Supreme Court Guidelines

Secularism M.P. Gopalakrishnan v. State of Kerala, AIR 2005 SC 3053: (2005) 11 SCC 45

India is a secular country. Secularism has been inserted in the Preamble by reason of the Constitution 42nd Amendment Act, 1976. The object of inserting the said word was to spell out expressly the high ideas of secularism and the integrity of the nation on the ground that these institutions are subjected to considerable stresses and strains and vested interests have been trying to promote their selfish ends to the great detriment of the public good.

“Rise of fundamentalism and communalisation of politics are anti-secularism. They encourage separatist and divisive forces and become breeding grounds for national disintegration and fail the parliamentary democratic system and the Constitution. Judicial process must promote citizens’ active participation in electoral process uninfluenced by any corrupt practice to exercise their free and fair franchise.
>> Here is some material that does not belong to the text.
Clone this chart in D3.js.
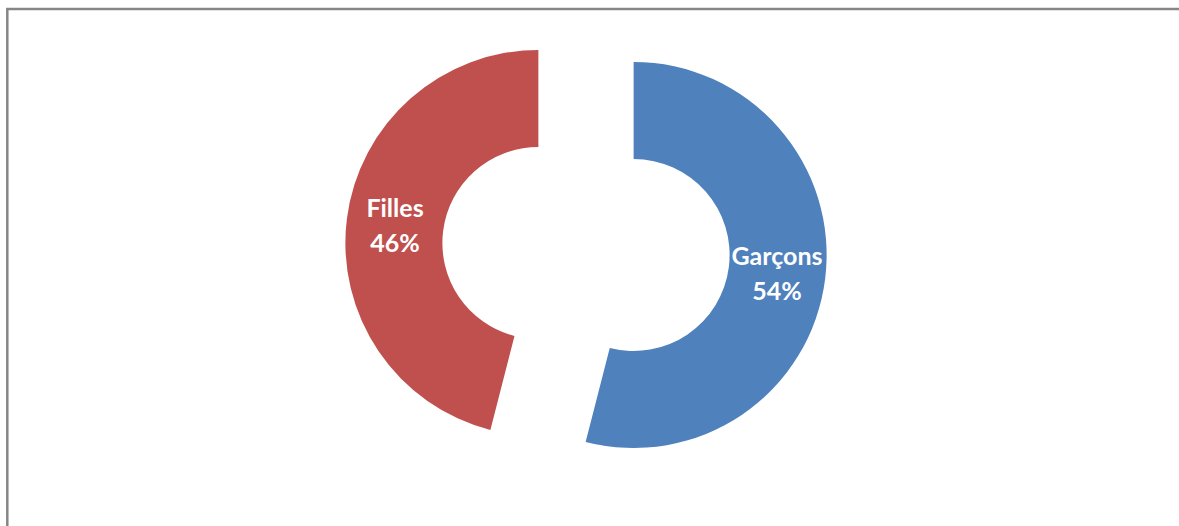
<!DOCTYPE html>
<meta charset="utf-8">
<html>
  <head>
    <title>donut</title>
    <script src="https://d3js.org/d3.v7.min.js"></script>
    <style>
      body { margin: 0; background: #fff; }
    </style>
  </head>
  <body>
    <div id="chart"></div>
    <script type="text/javascript">
        /* data */
        var categories = ["Garçons", "Filles"];
        var values = [54, 46];
        var labels = ["54%", "46%"];
        var colors = ["#4F81BD", "#C0504D"];

        /* layout */
        var total_width = 1179,
            total_height = 526,
            center = {x: 586, y: 249},
            outer_r = 193,
            inner_r = 96,
            explode = 48;

        var svg = d3.select("#chart").append("svg")
                .attr("width", total_width)
                .attr("height", total_height);

        /* chart frame (only top and left edges visible) */
        svg.append("rect")
            .attr("x", 7.3)
            .attr("y", 9)
            .attr("width", 1300)
            .attr("height", 600)
            .attr("fill", "none")
            .attr("stroke", "#868686")
            .attr("stroke-width", 2.5);

        var pie = d3.pie().sort(null).value(function(d){ return d; });
        var arc = d3.arc().innerRadius(inner_r).outerRadius(outer_r);
        var arcs = pie(values);

        var g = svg.append("g")
            .attr("transform", "translate(" + center.x + "," + center.y + ")");

        var slices = g.selectAll(".slice")
            .data(arcs)
            .enter().append("g")
            .attr("class", "slice")
            .attr("transform", function(d){
                var mid = (d.startAngle + d.endAngle) / 2;
                return "translate(" + (Math.sin(mid) * explode) + "," + (-Math.cos(mid) * explode) + ")";
            });

        slices.append("path")
            .attr("d", arc)
            .attr("fill", function(d, i){ return colors[i]; });

        var text = slices.append("text")
            .attr("transform", function(d){ return "translate(" + arc.centroid(d) + ")"; })
            .attr("text-anchor", "middle")
            .attr("fill", "white")
            .style("font-family", "Lato, 'Open Sans', sans-serif")
            .style("font-weight", "bold")
            .style("font-size", "25px");

        text.append("tspan")
            .attr("x", 0)
            .attr("y", -8)
            .text(function(d, i){ return categories[i]; });
        text.append("tspan")
            .attr("x", 0)
            .attr("y", 27)
            .text(function(d, i){ return labels[i]; });
    </script>
  </body>
</html>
Correct interpretation in proper perspective would be in the defence of the democracy and to maintain the democratic process on an even keel even in the face of possible friction, it is but the duty of the court to interpret the Constitution to bring the political parties within the purview of constitutional parameters for accountability and to abide by the Constitution, the laws for their strict adherence;” S.R. Bommai v. Union of India, (1994) 3 SCC 1.

It is now well-settled:

(i) The Constitution prohibits the establishment of a theocratic State.

(ii) The Constitution is not only prohibited to establish any religion of its own but is also prohibited to identify itself with or favouring any particular religion.

(iii) The secularism under the Indian Constitution does not mean constitution of an atheist society but it merely means equal status of all religions without any preference in favour of or discrimination against any one of them.